Time seems to disappear quickly here. I am told it could be jet lag, but I honestly think it has more to do with the awe of the entire experience than the time zone difference. Even the two hour bus ride to travel two miles seems to fly by; why are others complaining? It is simple living here, peaceful and slow…I could get used to this. Although we live in America, the developed world, there is something to be said for Africa’s way of life. I have been told by many from the area, who have travelled to other countries, that the people of Africa are the happiest in the world. I would have to agree with that statement from what I have witnessed.
After a week of class, I am already exhausted and not feeling very well. Packing is slowly coming together and my brain is mush. I am super excited and a little nervous at the same time. Regardless, tomorrow will be here soon!
I look forward to the adventures of this trip. I believe that we have a great group going, with a combination of skills that will make it superb. Although most of the week has been serious business, there have been some definite highlights of fun. There have been a lot of information received this week from filming and shooting to theology and refugees in Uganda. I feel that I have a much better understanding of how the exposure triangle works on a camera and spent some time this past week shooting in manual mood. A first for me, even after the numerous photo and video courses I have taken.
I have a few concerns, most of them are not so much related to the trip, but more to my family while I am away. The biggest concern I have directly related to the trip is the process of getting there and back. I have only flown once and never out of the country. I am also in high hopes that I wake up feeling better tomorrow, feeling sick to my stomach is not the idea way to start this trip.
I am not sure that I have been inspired from any conversation that has taken place during this first week. Perhaps because for me, inspiration leads to doing something that I would not otherwise be doing.
I chose Backpack Journalism over traditional courses because I believe it offered experiences that are beyond the abilities of traditional learning and would enhance my life. I was attracted to backpack journalism because of the many things it had to offer. Some of the things that drew me into backpack journalism are gaining course credit while studying abroad, participating in the creation of a documentary from beginning to end with a group of individuals, experiencing another country, and adding to my current skill set. I learn best from hand on experience and cannot think of a better way to do that than through the participation of an actual project; the project location is an added bonus. I feel that graduating with ‘real world’ experience will help me in my future.

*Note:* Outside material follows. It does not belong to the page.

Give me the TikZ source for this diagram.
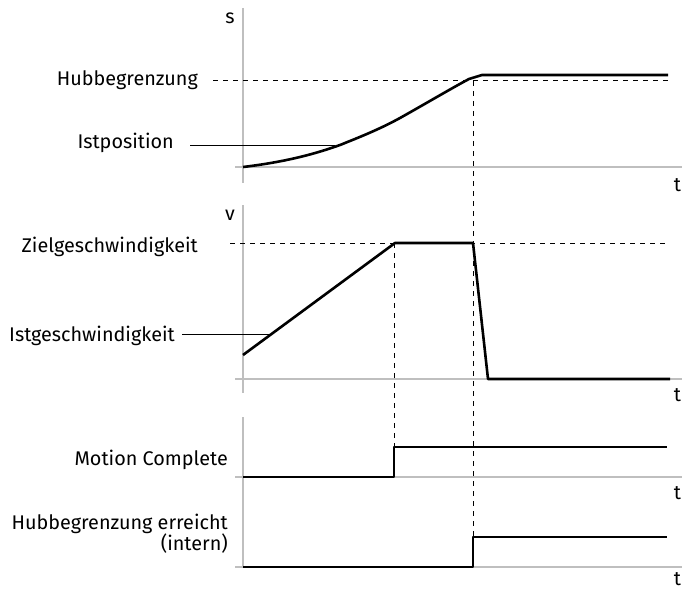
\documentclass[tikz,border=0pt]{standalone}
\usepackage{fontspec}
\setmainfont{Fira Sans}
\begin{document}
\begin{tikzpicture}[x=1pt,y=-1pt,
  axis/.style={draw=black!25, line width=1.2pt},
  sig/.style={line width=2.6pt, line join=round},
  guide/.style={line width=1pt, dash pattern=on 5pt off 5pt},
  leader/.style={line width=1pt},
  lbl/.style={font=\fontsize{19.8}{21}\selectfont, inner sep=0pt, anchor=base east, align=right},
  axl/.style={font=\fontsize{19.8}{21}\selectfont, inner sep=0pt, anchor=base},
]
\useasboundingbox (0,0) rectangle (685,591);

% axes
\draw[axis] (243,8) -- (243,183);
\draw[axis] (235,167) -- (682,167);
\draw[axis] (243,205) -- (243,393);
\draw[axis] (235,379) -- (682,379);
\draw[axis] (243,417) -- (243,567);
\draw[axis] (235,477) -- (682,477);
\draw[axis] (235,567) -- (682,567);

% axis labels
\node[axl] (ls) at (230,24) {s};
\node[axl] (lv) at (230,220.5) {v};
\node[axl] (t1) at (677.5,191) {t};
\node[axl] (t2) at (677.5,401.5) {t};
\node[axl] (t3) at (677.5,499) {t};
\node[axl] (t4) at (677.5,585.5) {t};

% dashed guides
\draw[guide] (213,81) -- (668,81);
\draw[guide] (230,243) -- (668,243);
\draw[guide] (394,243) -- (394,447);
\draw[guide] (473,81) -- (473,537);

% signals
\draw[sig] (243,167) .. controls (285,162) and (315,154) .. (340,145)
  .. controls (360,137) and (380,129) .. (400,118)
  .. controls (425,104) and (452,88) .. (469,79) -- (482,75) -- (668,75);
\draw[sig] (243,355) -- (395,243) -- (473,243) -- (488,379) -- (670,379);
\draw[sig] (243,477) -- (394,477) -- (394,447) -- (667,447);
\draw[sig] (243,567) -- (473,567) -- (473,537) -- (667,537);

% labels
\node[lbl] (hub) at (198,86) {Hubbegrenzung};
\node[lbl] (ist) at (174,148) {Istposition};
\node[lbl] (ziel) at (198,252) {Zielgeschwindigkeit};
\node[lbl] (istv) at (175,341.7) {Istgeschwindigkeit};
\node[lbl] (mc) at (228,465) {Motion Complete};
\node[lbl] (he) at (228,550) {Hubbegrenzung erreicht\\(intern)};

% leaders
\coordinate (istA) at (190,145);
\coordinate (istB) at (335,145);
\draw[leader] (istA) -- (istB);
\coordinate (istvA) at (182,334);
\coordinate (istvB) at (270,334);
\draw[leader] (istvA) -- (istvB);
\end{tikzpicture}
\end{document}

I am not entirely sure what I hope to gain from the experience. I assume that I will gain much more than I could possibly imagine at this point because I have never traveled outside of the United States. I am convinced that I will gain skills working with video, knowledge about the refugees in Uganda and a new perspective of the world. I have intentionally not considered what I want from the trip because I don’t know what to expect and I am more likely to embrace whatever happens by not having preconceived notions. I typically plan things out well in advance and this trip leaves me feeling like I am standing on the edge of a cliff. It is exciting and scary at times. I look forward to the experience: good, bad, and neutral.